### Your task
Copy, in full, each line of the material that holds the word "chart".

### Stored data
☆ ☆ ☆ ☆

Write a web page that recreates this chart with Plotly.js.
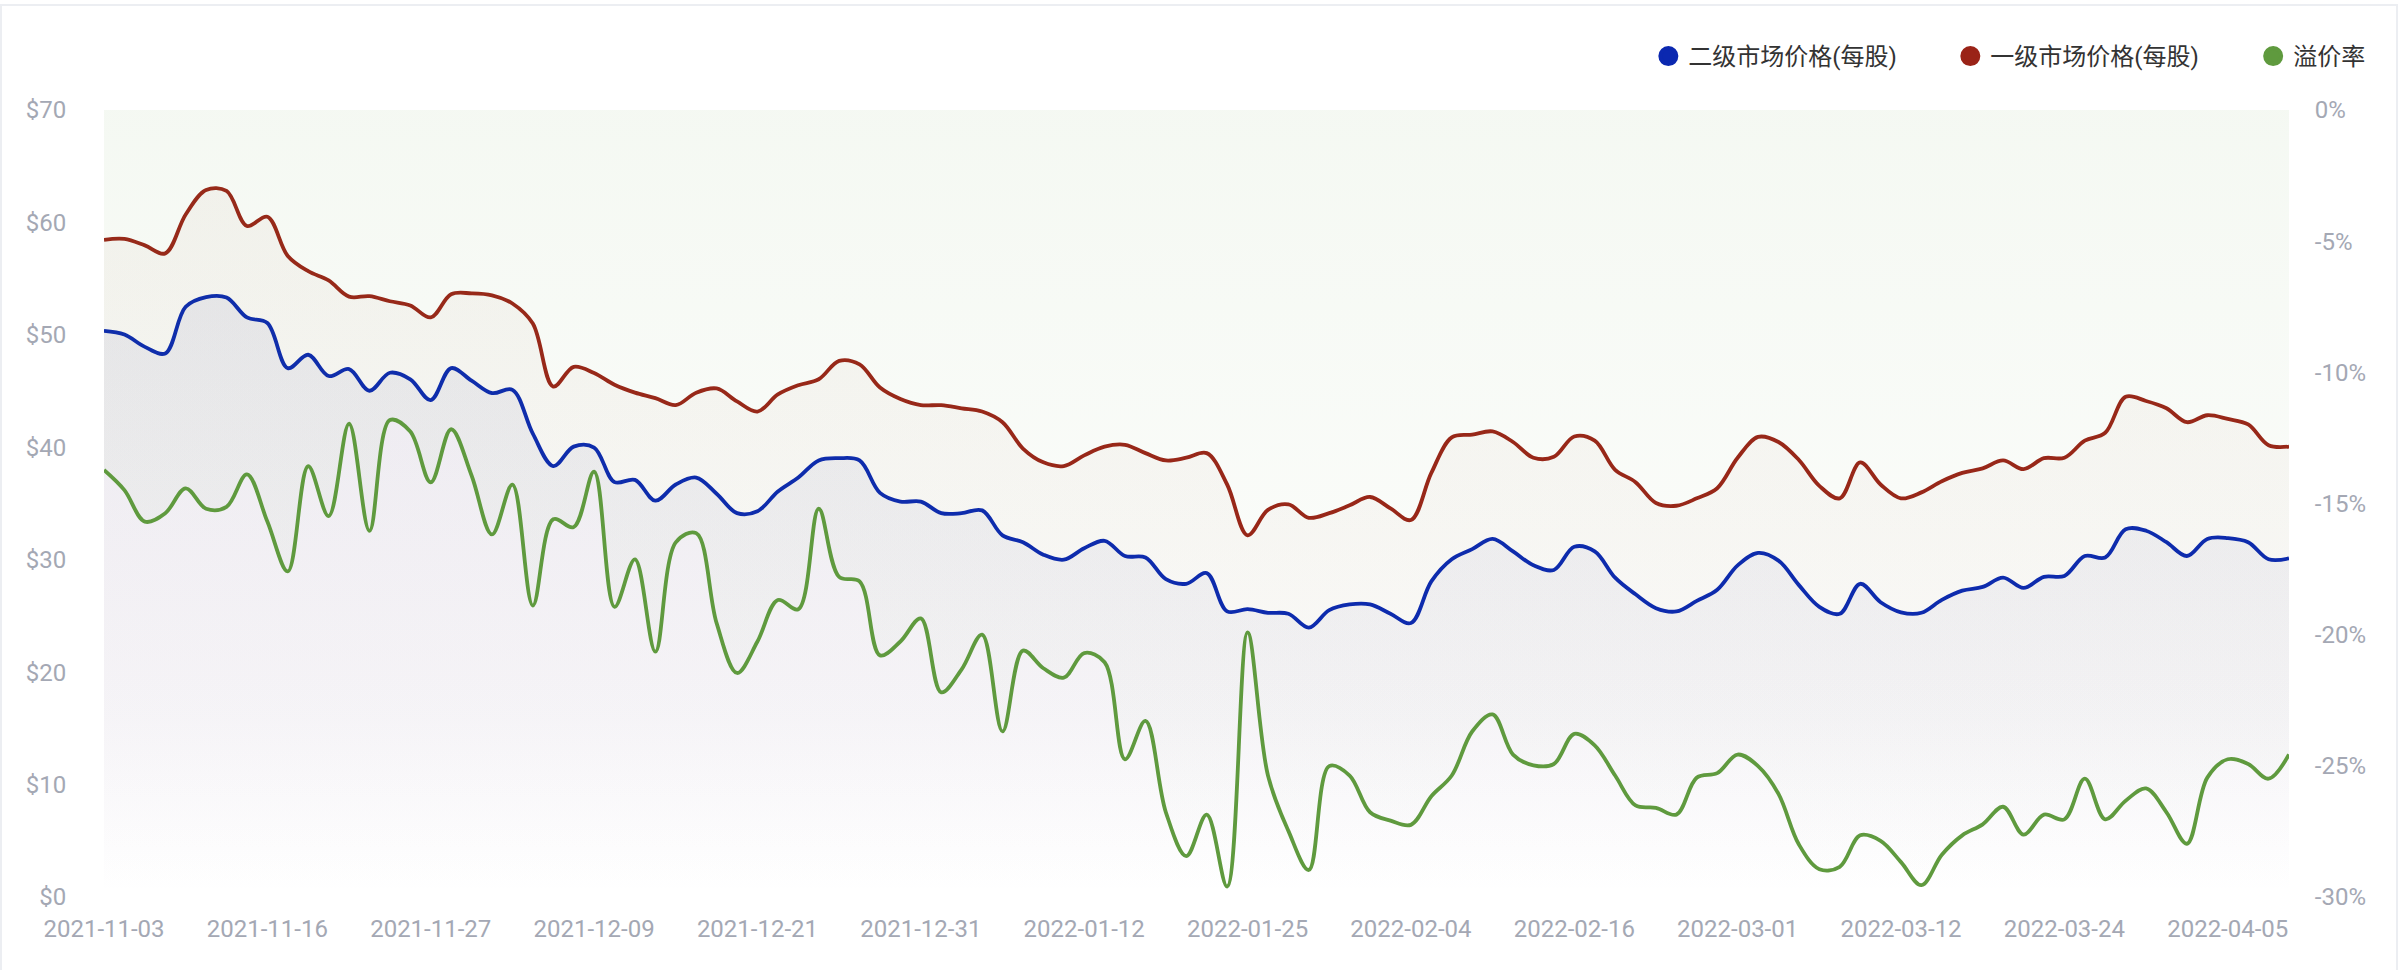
<!DOCTYPE html>
<html>
<head>
<meta charset="utf-8">
<script src="https://cdn.plot.ly/plotly-3.0.1.min.js"></script>
<style>
  html, body { margin: 0; padding: 0; background: #ffffff; }
  #card { position: absolute; left: 0; top: 4px; width: 2398px; height: 980px; box-sizing: border-box;
          border: 2px solid #eceef2; border-bottom: none; }
  #chart { position: absolute; left: 0; top: 0; width: 2398px; height: 970px; }
</style>
</head>
<body>
<div id="card"></div>
<div id="chart"></div>
<script>
// Trading dates (category axis)
const dates = [
  "2021-11-03","2021-11-04","2021-11-05","2021-11-08","2021-11-09","2021-11-10","2021-11-11","2021-11-12",
  "2021-11-16","2021-11-17","2021-11-18","2021-11-19","2021-11-22","2021-11-23","2021-11-24","2021-11-26",
  "2021-11-27","2021-11-29","2021-11-30","2021-12-01","2021-12-02","2021-12-03","2021-12-06","2021-12-07",
  "2021-12-09","2021-12-10","2021-12-13","2021-12-14","2021-12-15","2021-12-16","2021-12-17","2021-12-20",
  "2021-12-21","2021-12-22","2021-12-23","2021-12-24","2021-12-27","2021-12-28","2021-12-29","2021-12-30",
  "2021-12-31","2022-01-03","2022-01-04","2022-01-05","2022-01-06","2022-01-07","2022-01-10","2022-01-11",
  "2022-01-12","2022-01-13","2022-01-14","2022-01-18","2022-01-19","2022-01-20","2022-01-21","2022-01-24",
  "2022-01-25","2022-01-26","2022-01-27","2022-01-28","2022-01-31","2022-02-01","2022-02-02","2022-02-03",
  "2022-02-04","2022-02-07","2022-02-08","2022-02-09","2022-02-10","2022-02-11","2022-02-14","2022-02-15",
  "2022-02-16","2022-02-17","2022-02-18","2022-02-22","2022-02-23","2022-02-24","2022-02-25","2022-02-28",
  "2022-03-01","2022-03-02","2022-03-03","2022-03-04","2022-03-07","2022-03-08","2022-03-09","2022-03-10",
  "2022-03-12","2022-03-14","2022-03-15","2022-03-16","2022-03-17","2022-03-18","2022-03-21","2022-03-22",
  "2022-03-24","2022-03-25","2022-03-28","2022-03-29","2022-03-30","2022-03-31","2022-04-01","2022-04-04",
  "2022-04-05","2022-04-06","2022-04-07","2022-04-08"
];

// Tick labels shown on the x axis
const tickDates = [
  "2021-11-03","2021-11-16","2021-11-27","2021-12-09","2021-12-21","2021-12-31","2022-01-12",
  "2022-01-25","2022-02-04","2022-02-16","2022-03-01","2022-03-12","2022-03-24","2022-04-05"
];

// 二级市场价格(每股) — secondary market price per share ($)
const secondaryPrice = [
  50.36,50.03,48.93,48.35,52.50,53.36,53.32,51.55,51.06,47.04,48.23,46.34,46.96,45.03,46.63,46.05,
  44.20,47.04,45.93,44.82,45.11,41.21,38.33,40.06,39.98,36.90,37.10,35.25,36.69,37.31,35.87,34.14,
  34.31,36.07,37.31,38.83,39.03,38.83,35.95,35.17,35.17,34.14,34.14,34.39,32.17,31.56,30.45,30.00,
  31.02,31.68,30.33,30.20,28.27,27.86,28.81,25.40,25.60,25.28,25.19,23.96,25.52,26.02,26.02,25.19,
  24.37,28.07,30.04,30.94,31.85,30.74,29.50,29.09,31.15,30.74,28.40,26.92,25.69,25.40,26.34,27.33,
  29.50,30.61,29.92,27.74,25.81,25.19,27.86,26.22,25.32,25.28,26.43,27.25,27.58,28.40,27.49,28.48,
  28.56,30.33,30.20,32.71,32.58,31.56,30.33,31.85,31.93,31.56,30.04,30.12
];

// 一级市场价格(每股) — primary market price per share ($)
const primaryPrice = [
  58.45,58.53,57.96,57.25,60.71,62.89,62.80,59.68,60.51,57.02,55.66,54.84,53.40,53.44,52.99,52.62,
  51.55,53.61,53.69,53.52,52.79,51.00,45.40,47.16,46.60,45.56,44.86,44.37,43.75,44.86,45.23,44.08,
  43.18,44.70,45.52,46.05,47.69,47.37,45.31,44.29,43.75,43.75,43.47,43.18,42.23,39.89,38.66,38.33,
  39.28,40.06,40.22,39.48,38.83,39.07,39.48,36.69,32.17,34.43,34.92,33.73,34.14,34.84,35.58,34.56,
  33.53,37.72,40.88,41.12,41.41,40.47,39.07,39.15,40.96,40.59,38.00,36.90,35.05,34.80,35.46,36.36,
  39.07,40.92,40.47,38.87,36.57,35.46,38.66,36.69,35.46,35.99,36.98,37.72,38.13,38.83,38.05,39.03,
  39.07,40.59,41.29,44.49,44.12,43.47,42.23,42.85,42.52,42.03,40.18,40.06
];

// 溢价率 — premium rate (%)
const premiumRate = [
  -13.72,-14.49,-15.69,-15.37,-14.42,-15.20,-15.13,-13.89,-15.69,-17.59,-13.58,-15.48,-11.96,-16.04,-11.82,-12.26,
  -14.19,-12.17,-13.93,-16.18,-14.28,-18.89,-15.60,-15.90,-13.79,-18.94,-17.13,-20.65,-16.48,-16.13,-19.56,-21.46,
  -20.26,-18.68,-19.03,-15.20,-17.80,-17.97,-20.79,-20.26,-19.38,-22.20,-21.32,-20.00,-23.69,-20.61,-21.28,-21.64,
  -20.70,-21.05,-24.75,-23.29,-26.77,-28.44,-26.86,-29.60,-19.91,-25.37,-27.48,-28.97,-25.01,-25.37,-26.77,-27.09,
  -27.25,-26.16,-25.37,-23.69,-23.04,-24.57,-24.98,-24.93,-23.78,-24.22,-25.37,-26.51,-26.60,-26.86,-25.45,-25.28,
  -24.57,-25.01,-26.07,-28.00,-28.94,-28.85,-27.65,-27.86,-28.67,-29.55,-28.39,-27.65,-27.23,-26.56,-27.62,-26.86,
  -27.04,-25.49,-27.04,-26.33,-25.86,-26.77,-27.97,-25.45,-24.75,-24.93,-25.49,-24.57
];

const seriesNames = ["二级市场价格(每股)", "一级市场价格(每股)", "溢价率"];
const priceTicks = [0, 10, 20, 30, 40, 50, 60, 70];
const pctTicks = [0, -5, -10, -15, -20, -25, -30];

const BLUE = "#0b28b0", RED = "#9a2317", GREEN = "#5f9a3e";
const FONT = "Roboto, 'Noto Sans CJK SC', sans-serif";
const tickFont = { family: FONT, size: 24, color: "#a4a8b4" };
const LW = 3.8;

const traces = [
  {
    x: dates, y: premiumRate, yaxis: "y2", type: "scatter", mode: "lines",
    line: { color: GREEN, width: LW, shape: "spline", smoothing: 1 },
    fill: "tozeroy",
    fillgradient: { type: "vertical", start: -30, stop: 0,
      colorscale: [[0, "rgba(95,155,63,0)"], [0.5, "rgba(95,155,63,0.035)"], [1, "rgba(95,155,63,0.065)"]] },
    showlegend: false, hoverinfo: "skip"
  },
  {
    x: dates, y: primaryPrice, type: "scatter", mode: "lines",
    line: { color: RED, width: LW, shape: "spline", smoothing: 1 },
    fill: "tozeroy",
    fillgradient: { type: "vertical", start: 0, stop: 63,
      colorscale: [[0, "rgba(150,70,50,0)"], [0.3, "rgba(150,70,50,0.025)"], [1, "rgba(150,70,50,0.045)"]] },
    showlegend: false, hoverinfo: "skip"
  },
  {
    x: dates, y: secondaryPrice, type: "scatter", mode: "lines",
    line: { color: BLUE, width: LW, shape: "spline", smoothing: 1 },
    fill: "tozeroy",
    fillgradient: { type: "vertical", start: 0, stop: 54,
      colorscale: [[0, "rgba(70,70,160,0)"], [0.3, "rgba(70,70,160,0.04)"], [1, "rgba(70,70,160,0.08)"]] },
    showlegend: false, hoverinfo: "skip"
  }
];

// Legend entries (circle markers), one legend box per entry
const legendIds = ["legend", "legend2", "legend3"];
[BLUE, RED, GREEN].forEach(function (c, i) {
  traces.push({
    x: [dates[0]], y: [null], type: "scatter", mode: "markers", name: seriesNames[i],
    marker: { color: c, size: 16, symbol: "circle", line: { color: c, width: 4 } },
    showlegend: true, hoverinfo: "skip", yaxis: i === 2 ? "y2" : "y", legend: legendIds[i]
  });
});

function legendBox(xFrac) {
  return {
    orientation: "h", x: xFrac, xanchor: "left", y: 1.068, yanchor: "middle",
    font: { family: FONT, size: 24, color: "#333333" },
    bgcolor: "rgba(0,0,0,0)", borderwidth: 0, itemclick: false, itemdoubleclick: false
  };
}

const layout = {
  width: 2398, height: 970,
  margin: { l: 104, r: 109, t: 110, b: 73, pad: 0 },
  paper_bgcolor: "rgba(0,0,0,0)", plot_bgcolor: "rgba(0,0,0,0)",
  font: { family: FONT },
  showlegend: true,
  legend: legendBox(0.7068),
  legend2: legendBox(0.8450),
  legend3: legendBox(0.9836),
  xaxis: {
    type: "category", range: [0, dates.length - 1],
    tickmode: "array", tickvals: tickDates, ticktext: tickDates,
    showgrid: false, zeroline: false, showline: false,
    ticks: "outside", ticklen: 10, tickcolor: "rgba(0,0,0,0)",
    tickfont: tickFont, fixedrange: true
  },
  yaxis: {
    range: [0, 70], tickmode: "array", tickvals: priceTicks,
    ticktext: priceTicks.map(function (v) { return "$" + v; }),
    showgrid: false, zeroline: false, showline: false,
    ticks: "outside", ticklen: 32, tickcolor: "rgba(0,0,0,0)",
    tickfont: tickFont, fixedrange: true
  },
  yaxis2: {
    overlaying: "y", side: "right", range: [-30, 0],
    tickmode: "array", tickvals: pctTicks,
    ticktext: pctTicks.map(function (v) { return v + "%"; }),
    showgrid: false, zeroline: false, showline: false,
    ticks: "outside", ticklen: 20, tickcolor: "rgba(0,0,0,0)",
    tickfont: tickFont, fixedrange: true
  },
  hovermode: false
};

Plotly.newPlot("chart", traces, layout, { staticPlot: true, displayModeBar: false });
</script>
</body>
</html>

☆ ☆ ☆ ☆

### Response to this exercise
Write a web page that recreates this chart with Plotly.js.
  #chart { position: absolute; left: 0; top: 0; width: 2398px; height: 970px; }
<div id="chart"></div>
Plotly.newPlot("chart", traces, layout, { staticPlot: true, displayModeBar: false });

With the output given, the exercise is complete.